▸ STATED TASK:
Starting at the top of the listing, extract every line up to and including the one with "color=text_c, linespacing=1.53)". Pictures stay out of the copy.

▸ COLLECTED MATERIAL:
--*--
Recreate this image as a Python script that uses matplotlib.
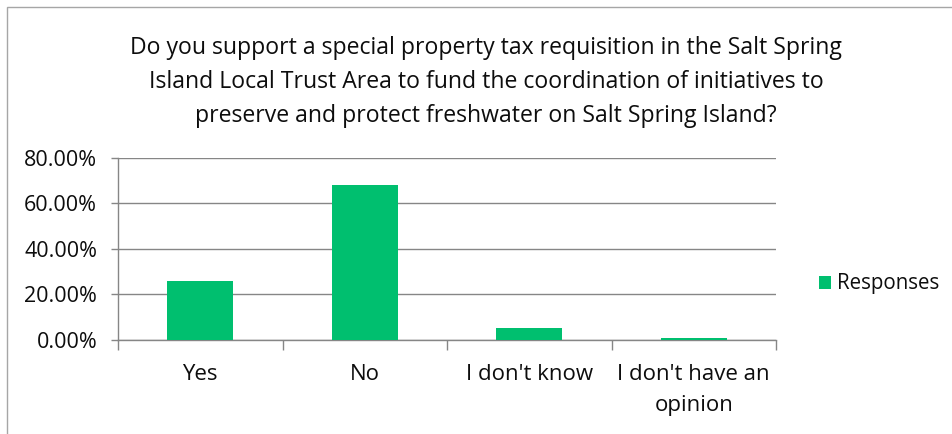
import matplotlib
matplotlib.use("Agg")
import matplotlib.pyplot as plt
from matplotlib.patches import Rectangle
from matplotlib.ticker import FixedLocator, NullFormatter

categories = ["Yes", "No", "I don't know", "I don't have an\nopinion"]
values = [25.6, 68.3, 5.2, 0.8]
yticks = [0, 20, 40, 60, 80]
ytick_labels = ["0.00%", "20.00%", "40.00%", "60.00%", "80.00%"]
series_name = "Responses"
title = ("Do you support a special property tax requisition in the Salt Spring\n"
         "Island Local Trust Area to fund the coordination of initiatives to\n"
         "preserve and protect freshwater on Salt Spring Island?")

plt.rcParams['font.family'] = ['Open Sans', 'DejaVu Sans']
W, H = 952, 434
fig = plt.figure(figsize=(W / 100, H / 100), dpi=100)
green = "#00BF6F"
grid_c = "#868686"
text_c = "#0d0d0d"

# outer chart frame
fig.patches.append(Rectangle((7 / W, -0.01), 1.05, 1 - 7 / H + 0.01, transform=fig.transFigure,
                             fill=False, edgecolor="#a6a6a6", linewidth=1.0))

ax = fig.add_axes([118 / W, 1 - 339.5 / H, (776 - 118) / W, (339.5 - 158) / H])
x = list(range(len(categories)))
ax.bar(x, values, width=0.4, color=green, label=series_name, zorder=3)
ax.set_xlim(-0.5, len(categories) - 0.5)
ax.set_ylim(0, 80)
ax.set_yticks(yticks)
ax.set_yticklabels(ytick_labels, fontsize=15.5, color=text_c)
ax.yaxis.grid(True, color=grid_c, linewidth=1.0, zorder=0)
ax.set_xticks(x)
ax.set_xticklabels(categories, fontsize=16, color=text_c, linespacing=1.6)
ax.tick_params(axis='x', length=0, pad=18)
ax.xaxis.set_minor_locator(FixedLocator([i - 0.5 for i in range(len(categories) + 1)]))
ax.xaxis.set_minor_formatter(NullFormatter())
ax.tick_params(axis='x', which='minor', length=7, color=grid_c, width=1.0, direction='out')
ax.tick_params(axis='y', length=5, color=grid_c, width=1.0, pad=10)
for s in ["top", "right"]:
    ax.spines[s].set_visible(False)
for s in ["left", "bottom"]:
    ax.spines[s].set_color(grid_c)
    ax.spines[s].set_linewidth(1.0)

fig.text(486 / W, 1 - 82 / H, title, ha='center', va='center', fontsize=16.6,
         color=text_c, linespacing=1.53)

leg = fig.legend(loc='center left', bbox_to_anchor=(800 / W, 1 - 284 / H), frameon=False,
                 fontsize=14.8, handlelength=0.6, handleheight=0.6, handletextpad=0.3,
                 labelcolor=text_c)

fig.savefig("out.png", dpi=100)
--*--
▸ RESULT OF THE TASK:
Recreate this image as a Python script that uses matplotlib.
import matplotlib
matplotlib.use("Agg")
import matplotlib.pyplot as plt
from matplotlib.patches import Rectangle
from matplotlib.ticker import FixedLocator, NullFormatter

categories = ["Yes", "No", "I don't know", "I don't have an\nopinion"]
values = [25.6, 68.3, 5.2, 0.8]
yticks = [0, 20, 40, 60, 80]
ytick_labels = ["0.00%", "20.00%", "40.00%", "60.00%", "80.00%"]
series_name = "Responses"
title = ("Do you support a special property tax requisition in the Salt Spring\n"
         "Island Local Trust Area to fund the coordination of initiatives to\n"
         "preserve and protect freshwater on Salt Spring Island?")

plt.rcParams['font.family'] = ['Open Sans', 'DejaVu Sans']
W, H = 952, 434
fig = plt.figure(figsize=(W / 100, H / 100), dpi=100)
green = "#00BF6F"
grid_c = "#868686"
text_c = "#0d0d0d"

# outer chart frame
fig.patches.append(Rectangle((7 / W, -0.01), 1.05, 1 - 7 / H + 0.01, transform=fig.transFigure,
                             fill=False, edgecolor="#a6a6a6", linewidth=1.0))

ax = fig.add_axes([118 / W, 1 - 339.5 / H, (776 - 118) / W, (339.5 - 158) / H])
x = list(range(len(categories)))
ax.bar(x, values, width=0.4, color=green, label=series_name, zorder=3)
ax.set_xlim(-0.5, len(categories) - 0.5)
ax.set_ylim(0, 80)
ax.set_yticks(yticks)
ax.set_yticklabels(ytick_labels, fontsize=15.5, color=text_c)
ax.yaxis.grid(True, color=grid_c, linewidth=1.0, zorder=0)
ax.set_xticks(x)
ax.set_xticklabels(categories, fontsize=16, color=text_c, linespacing=1.6)
ax.tick_params(axis='x', length=0, pad=18)
ax.xaxis.set_minor_locator(FixedLocator([i - 0.5 for i in range(len(categories) + 1)]))
ax.xaxis.set_minor_formatter(NullFormatter())
ax.tick_params(axis='x', which='minor', length=7, color=grid_c, width=1.0, direction='out')
ax.tick_params(axis='y', length=5, color=grid_c, width=1.0, pad=10)
for s in ["top", "right"]:
    ax.spines[s].set_visible(False)
for s in ["left", "bottom"]:
    ax.spines[s].set_color(grid_c)
    ax.spines[s].set_linewidth(1.0)

fig.text(486 / W, 1 - 82 / H, title, ha='center', va='center', fontsize=16.6,
         color=text_c, linespacing=1.53)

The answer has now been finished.